California already has a water problem. And I don’t think they’d trade more lithium for more sick kids. Mines have shut-down over endangered plants.
The Blueprint for Ethical Mining Investment
I’ve written a lot about how today’s Defense Industry will be tomorrow’s Mining Industry.
The basic idea is that Defense stocks used to be “bad” and “unethical” so European (and other ESG-mandated) funds wouldn’t invest in the space. Morals over profits or something like that.
Then Russia invaded Ukraine and the US told Europe, “We’re not going to give you free military aid and weapons anymore.” Those two events were very good for defense stocks, particularly European defense stocks.

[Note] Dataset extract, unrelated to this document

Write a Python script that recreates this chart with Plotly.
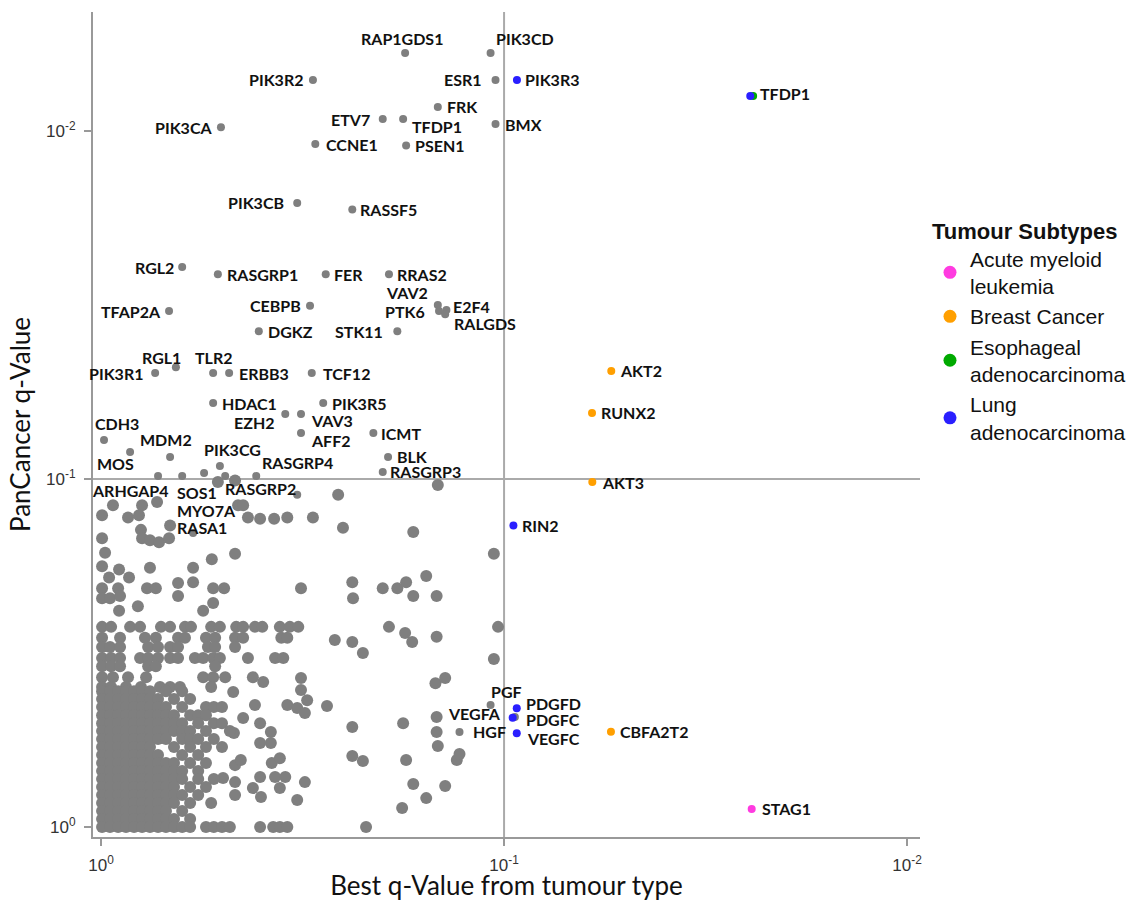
import math
import plotly.graph_objects as go

# ---------------- DATA ----------------
# Unlabelled genes, scattered (best q-value from tumour type, PanCancer q-value)
scatter_best_q = [0.146, 0.258, 0.726, 0.791, 0.934, 0.994, 0.857, 0.805, 0.674, 0.457,
                  0.444, 0.432, 0.403, 0.372, 0.345, 0.298, 0.251, 0.168, 0.994, 0.796,
                  0.791, 0.756, 0.718, 0.678, 0.977, 0.531, 0.465, 0.106, 0.994, 0.902,
                  0.756, 0.591, 0.955, 0.852, 0.994, 0.907, 0.769, 0.731, 0.644, 0.591,
                  0.644, 0.527, 0.495, 0.319, 0.238, 0.237, 0.200, 0.184, 0.175, 0.168,
                  0.156, 0.147, 0.994, 0.950, 0.897, 0.902, 0.810, 0.527, 0.558, 0.513,
                  0.465, 0.224, 0.263, 0.238, 0.176, 0.169, 0.147, 0.193, 0.1035, 0.106,
                  0.148, 0.140, 0.420, 0.396, 0.319, 0.319, 0.470, 0.345, 0.326, 0.308,
                  0.312, 0.275, 0.415, 0.444, 0.403, 0.379, 0.403, 0.379, 0.238, 0.178,
                  0.147, 0.147, 0.146, 0.238, 0.224, 0.175, 0.131, 0.129, 0.377, 0.360,
                  0.465, 0.450, 0.312, 0.168, 0.140, 0.420, 0.403, 0.360, 0.370, 0.349,
                  0.401, 0.326, 0.156, 0.179, 0.465, 0.465, 0.498, 0.533, 0.403, 0.374,
                  0.360, 0.345, 0.220, 0.468]
scatter_pan_q = [0.104, 0.111, 0.1165, 0.119, 0.119, 0.127, 0.129, 0.127, 0.136, 0.119,
                 0.119, 0.129, 0.130, 0.130, 0.129, 0.129, 0.138, 0.142, 0.148, 0.140,
                 0.148, 0.150, 0.152, 0.148, 0.163, 0.170, 0.164, 0.164, 0.178, 0.182,
                 0.180, 0.180, 0.192, 0.192, 0.206, 0.206, 0.206, 0.206, 0.199, 0.198,
                 0.217, 0.206, 0.206, 0.206, 0.198, 0.220, 0.206, 0.206, 0.198, 0.217,
                 0.190, 0.217, 0.220, 0.220, 0.217, 0.239, 0.232, 0.227, 0.239, 0.102,
                 0.101, 0.316, 0.290, 0.294, 0.277, 0.294, 0.284, 0.266, 0.266, 0.329,
                 0.386, 0.373, 0.371, 0.383, 0.373, 0.404, 0.409, 0.446, 0.455, 0.432,
                 0.470, 0.449, 0.446, 0.486, 0.503, 0.533, 0.574, 0.574, 0.516, 0.503,
                 0.483, 0.533, 0.585, 0.625, 0.646, 0.642, 0.642, 0.617, 0.655, 0.634,
                 0.664, 0.642, 0.743, 0.752, 0.762, 0.773, 0.718, 0.773, 0.718, 0.718,
                 0.820, 0.836, 0.826, 0.882, 0.743, 0.809, 0.723, 0.853, 1.0, 1.0,
                 1.0, 1.0, 1.0, 0.537]

# Unlabelled genes in the dense block, row by row (PanCancer q-value of the row, best q-values)
blob_pan_q = [0.266, 0.286, 0.304, 0.327, 0.345, 0.371, 0.396, 0.407, 0.429, 0.452,
              0.477, 0.503, 0.530, 0.559, 0.589, 0.621, 0.655, 0.690, 0.728, 0.767,
              0.809, 0.853, 0.899, 0.948, 1.0]
blob_best_q = [
    [0.994, 0.944, 0.847, 0.800, 0.710, 0.674, 0.619, 0.598, 0.533, 0.507, 0.462, 0.444, 0.415, 0.398, 0.360, 0.340, 0.324],
    [0.994, 0.897, 0.778, 0.731, 0.644, 0.619, 0.549, 0.521, 0.465, 0.444, 0.357, 0.345],
    [0.994, 0.950, 0.897, 0.764, 0.722, 0.674, 0.644, 0.543, 0.521, 0.465],
    [0.994, 0.944, 0.897, 0.800, 0.764, 0.722, 0.674, 0.644, 0.585, 0.558, 0.527, 0.507, 0.432, 0.370, 0.353],
    [0.994, 0.944, 0.897, 0.764, 0.731, 0.521],
    [0.994, 0.934, 0.857, 0.773, 0.558, 0.527, 0.492],
    [0.994, 0.944, 0.867, 0.796, 0.714, 0.674, 0.637, 0.533],
    [0.994, 0.950, 0.907, 0.867, 0.828, 0.791, 0.756, 0.690, 0.629],
    [0.994, 0.950, 0.907, 0.867, 0.828, 0.791, 0.756, 0.722, 0.659, 0.601],
    [0.994, 0.950, 0.907, 0.867, 0.828, 0.791, 0.756, 0.722, 0.690, 0.629, 0.549, 0.525, 0.501],
    [0.994, 0.950, 0.907, 0.867, 0.828, 0.791, 0.756, 0.722, 0.690, 0.659, 0.601, 0.574, 0.549],
    [0.994, 0.950, 0.907, 0.867, 0.828, 0.791, 0.756, 0.722, 0.690, 0.659, 0.629, 0.574, 0.525, 0.501],
    [0.994, 0.950, 0.907, 0.867, 0.828, 0.791, 0.756, 0.722, 0.690, 0.659, 0.629, 0.601, 0.549, 0.479],
    [0.994, 0.950, 0.907, 0.867, 0.828, 0.791, 0.756, 0.722, 0.690, 0.629, 0.601, 0.574, 0.525],
    [0.994, 0.950, 0.907, 0.867, 0.828, 0.791, 0.756, 0.659, 0.601, 0.549, 0.501],
    [0.994, 0.950, 0.907, 0.867, 0.828, 0.791, 0.756, 0.722, 0.629, 0.574],
    [0.994, 0.950, 0.907, 0.867, 0.828, 0.791, 0.756, 0.722, 0.690, 0.659, 0.601, 0.549],
    [0.994, 0.950, 0.907, 0.867, 0.828, 0.791, 0.756, 0.722, 0.690, 0.659, 0.629, 0.574],
    [0.994, 0.950, 0.907, 0.867, 0.828, 0.791, 0.756, 0.722, 0.690, 0.659, 0.629, 0.574, 0.525],
    [0.994, 0.950, 0.907, 0.867, 0.828, 0.791, 0.756, 0.722, 0.690, 0.659, 0.601, 0.549],
    [0.994, 0.950, 0.907, 0.867, 0.828, 0.791, 0.756, 0.722, 0.690, 0.659, 0.629, 0.574],
    [0.994, 0.950, 0.907, 0.867, 0.828, 0.791, 0.756, 0.722, 0.690, 0.659, 0.601],
    [0.994, 0.950, 0.907, 0.867, 0.828, 0.791, 0.756, 0.722, 0.690, 0.629],
    [0.994, 0.950, 0.907, 0.867, 0.828, 0.791, 0.756, 0.722, 0.690, 0.659, 0.601],
    [0.994, 0.950, 0.907, 0.867, 0.828, 0.791, 0.756, 0.722, 0.690, 0.659, 0.629, 0.601, 0.549, 0.525, 0.501, 0.479],
]

# Highlighted genes
gene_names = ["RAP1GDS1", "PIK3CD", "PIK3R2", "ESR1", "PIK3R3", "FRK", "ETV7", "TFDP1", "BMX", "PIK3CA",
              "CCNE1", "PSEN1", "PIK3CB", "RASSF5", "TFDP1", "TFDP1", "RGL2", "RASGRP1", "FER", "RRAS2",
              "VAV2", "PTK6", "E2F4", "RALGDS", "TFAP2A", "CEBPB", "DGKZ", "STK11", "PIK3R1", "RGL1",
              "TLR2", "ERBB3", "TCF12", "HDAC1", "PIK3R5", "EZH2", "VAV3", "AFF2", "ICMT", "CDH3",
              "MDM2", "BLK", "RASGRP3", "PIK3CG", "MOS", "ARHGAP4", "SOS1", "MYO7A", "RASGRP4", "RASGRP2",
              "RASA1", "", "AKT2", "RUNX2", "AKT3", "RIN2", "PGF", "VEGFA", "PDGFD", "PDGFC",
              "VEGFC", "HGF", "CBFA2T2", "STAG1"]
gene_best_q = [0.176, 0.108, 0.298, 0.105, 0.0929, 0.146, 0.200, 0.178, 0.105, 0.504,
               0.294, 0.175, 0.326, 0.238, 0.0245, 0.0241, 0.629, 0.513, 0.277, 0.193,
               0.146, 0.145, 0.139, 0.140, 0.678, 0.303, 0.406, 0.184, 0.734, 0.652,
               0.527, 0.481, 0.300, 0.527, 0.281, 0.349, 0.319, 0.319, 0.211, 0.983,
               0.674, 0.194, 0.200, 0.507, 0.722, 0.629, 0.555, 0.492, 0.412, 0.326,
               0.591, 0.847, 0.0542, 0.0605, 0.0604, 0.0948, 0.108, 0.094, 0.0930, 0.0952,
               0.0930, 0.129, 0.0543, 0.0243]
gene_pan_q = [0.00597, 0.00597, 0.00713, 0.00713, 0.00713, 0.00853, 0.00924, 0.00924, 0.00955, 0.00975,
              0.0109, 0.0110, 0.0161, 0.0168, 0.00793, 0.00793, 0.0246, 0.0258, 0.0258, 0.0258,
              0.0316, 0.0329, 0.0327, 0.0336, 0.0329, 0.0318, 0.0376, 0.0376, 0.0496, 0.0477,
              0.0496, 0.0496, 0.0496, 0.0605, 0.0605, 0.0650, 0.0650, 0.0738, 0.0738, 0.0773,
              0.0865, 0.0865, 0.0955, 0.0918, 0.098, 0.098, 0.0961, 0.098, 0.098, 0.111,
              0.143, 0.0836, 0.0489, 0.0646, 0.102, 0.136, 0.446, 0.483, 0.456, 0.485,
              0.538, 0.533, 0.532, 0.887]
gene_subtype = ["", "", "", "", "Lung", "", "", "", "", "",
                "", "", "", "", "Lung", "Esophageal", "", "", "", "",
                "", "", "", "", "", "", "", "", "", "",
                "", "", "", "", "", "", "", "", "", "",
                "", "", "", "", "", "", "", "", "", "",
                "", "", "Breast", "Breast", "Breast", "Lung", "", "", "Lung", "Lung",
                "Lung", "", "Breast", "AML"]

subtype_keys = ["AML", "Breast", "Esophageal", "Lung"]
subtype_labels = ["Acute myeloid<br>leukemia", "Breast Cancer", "Esophageal<br>adenocarcinoma", "Lung<br>adenocarcinoma"]

# ---------------- STYLE ----------------
GRAY = "#7f7f7f"
subtype_colors = {"AML": "#ff3be0", "Breast": "#ff9f00", "Esophageal": "#00aa00", "Lung": "#2a1fff"}

# label placement (xanchor, xshift px, yshift px), one per highlighted gene (None = no label)
label_pos = [("center", -3, 15), ("left", 3, 15), ("right", -8, 0), ("right", -12, 0), ("left", 6, 0),
             ("left", 7, 0), ("right", -11, 0), ("left", 7, -7), ("left", 7, 0), ("right", -7, 0),
             ("left", 9, 0), ("left", 7, 0), ("right", -11, 0), ("left", 6, 0), ("left", 8, 2),
             None, ("right", -6, 0), ("left", 7, 0), ("left", 6, 0), ("left", 6, 0),
             ("right", -8, 12), ("right", -12, 0), ("left", 5, 4), ("left", 7, -9), ("right", -6, 0),
             ("right", -7, 0), ("left", 7, 0), ("right", -12, 0), ("right", -10, 0), ("center", -14, 10),
             ("center", 0, 16), ("left", 8, 0), ("left", 9, 0), ("left", 7, 0), ("left", 7, 0),
             ("right", -8, -9), ("left", 8, -7), ("left", 8, -7), ("left", 6, 0), ("center", 13, 17),
             ("center", -4, 18), ("left", 7, 1), ("left", 5, 1), ("center", 13, 17), ("center", -43, 12),
             ("right", -11, -15), ("left", -29, -19), ("left", -50, -35), ("left", 4, 13), ("right", 1, 6),
             ("left", -18, 6), None, ("left", 7, 0), ("left", 7, 0), ("left", 8, 0),
             ("left", 7, 0), ("center", 16, 13), ("right", -12, 4), ("left", 7, 5), ("left", 11, -2),
             ("left", 8, -5), ("left", 12, 0), ("left", 7, 0), ("left", 8, 0)]

fig = go.Figure()

# background genes
bg_x = list(scatter_best_q)
bg_y = list(scatter_pan_q)
for pan, bests in zip(blob_pan_q, blob_best_q):
    bg_x.extend(bests)
    bg_y.extend([pan] * len(bests))
fig.add_trace(go.Scatter(x=bg_x, y=bg_y, mode="markers", showlegend=False, hoverinfo="skip",
                         marker=dict(color=GRAY, size=12, line=dict(width=0))))

# highlighted grey genes
gx = [b for b, s in zip(gene_best_q, gene_subtype) if s == ""]
gy = [p for p, s in zip(gene_pan_q, gene_subtype) if s == ""]
fig.add_trace(go.Scatter(x=gx, y=gy, mode="markers", showlegend=False,
                         marker=dict(color=GRAY, size=8, line=dict(width=0))))

# coloured genes
for key in subtype_keys:
    xs = [b for b, s in zip(gene_best_q, gene_subtype) if s == key]
    ys = [p for p, s in zip(gene_pan_q, gene_subtype) if s == key]
    fig.add_trace(go.Scatter(x=xs, y=ys, mode="markers", showlegend=False,
                             marker=dict(color=subtype_colors[key], size=8, line=dict(width=0))))

# legend entries
for key, lab in zip(subtype_keys, subtype_labels):
    fig.add_trace(go.Scatter(x=[None], y=[None], mode="markers", name=lab,
                             marker=dict(color=subtype_colors[key], size=13)))

# labels
for name, b, p, pos in zip(gene_names, gene_best_q, gene_pan_q, label_pos):
    if pos is None or name == "":
        continue
    anchor, xs, ys = pos
    fig.add_annotation(x=math.log10(b), y=math.log10(p), xref="x", yref="y", text="<b>%s</b>" % name,
                       showarrow=False, xanchor=anchor, yanchor="middle", xshift=xs, yshift=ys,
                       font=dict(family="Lato", size=16, color="#111111"))

# reference lines at q = 0.1
fig.add_shape(type="line", xref="x", yref="paper", x0=0.1, x1=0.1, y0=0, y1=1,
              line=dict(color="#aaaaaa", width=2), layer="below")
fig.add_shape(type="line", xref="paper", yref="y", x0=0, x1=1, y0=0.1, y1=0.1,
              line=dict(color="#aaaaaa", width=2), layer="below")

tick_vals = [1, 0.1, 0.01]
tick_text = ["10<sup>0</sup>", "10<sup>-1</sup>", "10<sup>-2</sup>"]

axis_common = dict(type="log", tickvals=tick_vals, ticktext=tick_text, automargin=False,
                   showgrid=False, zeroline=False, showline=True, linecolor="#999999", linewidth=2,
                   ticks="outside", ticklen=7, tickwidth=1.5, tickcolor="#999999", ticklabelstandoff=5,
                   tickfont=dict(family="Liberation Sans", size=17, color="#333333"))
fig.update_xaxes(range=[0.0199, -2.032], **axis_common,
                 title=dict(text="Best q-Value from tumour type", font=dict(family="Lato", size=26, color="#111111"),
                            standoff=9))
fig.update_yaxes(range=[0.0287, -2.342], **axis_common,
                 title=dict(text="PanCancer q-Value", font=dict(family="Lato", size=26, color="#111111"),
                            standoff=8))

fig.update_layout(
    width=1139, height=901,
    margin=dict(l=93, r=219, t=12, b=64),
    plot_bgcolor="white", paper_bgcolor="white",
    legend=dict(title=dict(text="<b>Tumour Subtypes</b>", font=dict(family="Liberation Sans", size=22, color="#111111")),
                font=dict(family="Liberation Sans", size=21, color="#111111"),
                xref="container", yref="container",
                x=0.8165, y=0.767, xanchor="left", yanchor="top", bgcolor="rgba(0,0,0,0)",
                itemsizing="trace"),
)

fig.write_html("out.html")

Suddenly, investing in defense stocks was the most ethical thing to do … for the health of the country! It was the 21st century version of buying War Bonds to support “the good fight!”
It was the perfect Brand Reimagination. Defense companies don’t make Killing Machines, they make Peace Defense Machines. David Ogilvy is probably looking down smiling.
Anyways, here’s Rutherford Hall describing the blueprint for ethical defense investing (from the FT):
“From the comms perspective we now have a chance to reframe the debate around the importance of the work we do and to make the point that defending our liberty from aggression or extremism is in fact the height of virtue. As part of this we are working up a plan to pressure the EU to re-examine its sustainable investment rules that make it hard for ESG funds to invest in the defence sector. After all there’s nothing very environmental about Russian T-90s rolling along your autobahns.”
Remember those points, “We now have a chance to reframe the debate around the importance of the work we do and to make the point that defending our liberty from aggression or extremism is in fact the height of virtue.”
This is how mining stocks win. This is how billions of dollars flow into the extractive industry. Mining isn’t anti-environmental, it’s pro Liberty, pro National Defense, and pro jobs.
Rutherford continues:
“Key to this argument however is a shift in the way we think about what we are selling. We need to switch the focus from outputs to outcomes.
You are no longer selling advanced weapons systems, you are selling security. You do not manufacture assault drones, you are saving western Europe from Putin. You do not sell armour-piercing shells; you are delivering homeland security systems. You do not manufacture weapons, you manufacture peace through security. In the ethical arms industry, we don’t sell weapons, we sell freedom.”
Mining companies don’t sell rocks, they sell resource security. They don’t extract toxic minerals, they save the homeland from reliance on evil counterparties,
Mining companies don’t sell concentrate, they sell freedom.
And you can’t put a price tag on freedom (but if you could, it would probably be 30-40x EBITDA, right?).